French Battleship Jean Bart (1911)
Along with her three sisters Courbet, France, and Paris, Jean Bart was a Courbet-class dreadnought battleship built for the French Navy. Laid down on 15 November 1910 and launched on 22 September 1911, she was commissioned into the navy on 19 November 1913.
During the First World War, Jean Bart participated in the sinking of the Austro-Hungarian protected cruiser Zenta on 16 August 1914. In December that year, she was torpedoes by an Austro-Hungarian submarine and required three months of repairs. The remainder of the war was spent with the Otranto barrage, blockading the Austro-Hungarian fleet in the Adriatic Sea.

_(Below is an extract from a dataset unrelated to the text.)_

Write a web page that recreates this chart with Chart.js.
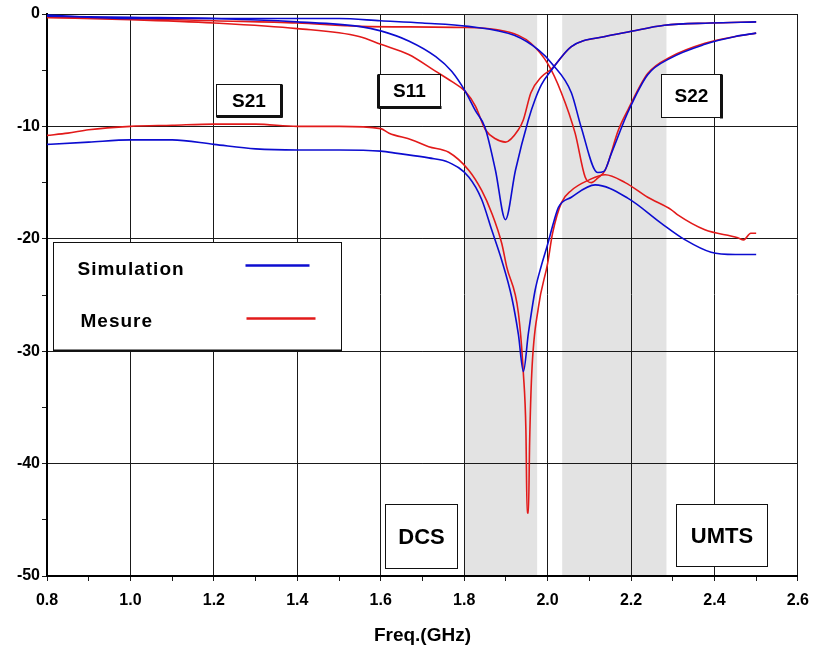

Although Jean Bart received two partial modernisations in the 1920s by the early 1930s her condition had deteriorated too much for a further refit. She was therefore disarmed and hulked as an accommodation ship. On 1 January 1937 she was renamed Ocean, freeing the name for the Richelieu class battleship Jean Bart under construction.
On 27 November 1942, she was captured intact when the Germans occupied Southern France. Ocean was not scuttled as was the rest of the French fleet, as she was providing accommodation to navy cadets. The ship was then used for testing shaped charges by the Germans, before she was sunk by Allied air attack in 1944. Post-war she was raised and scrapped.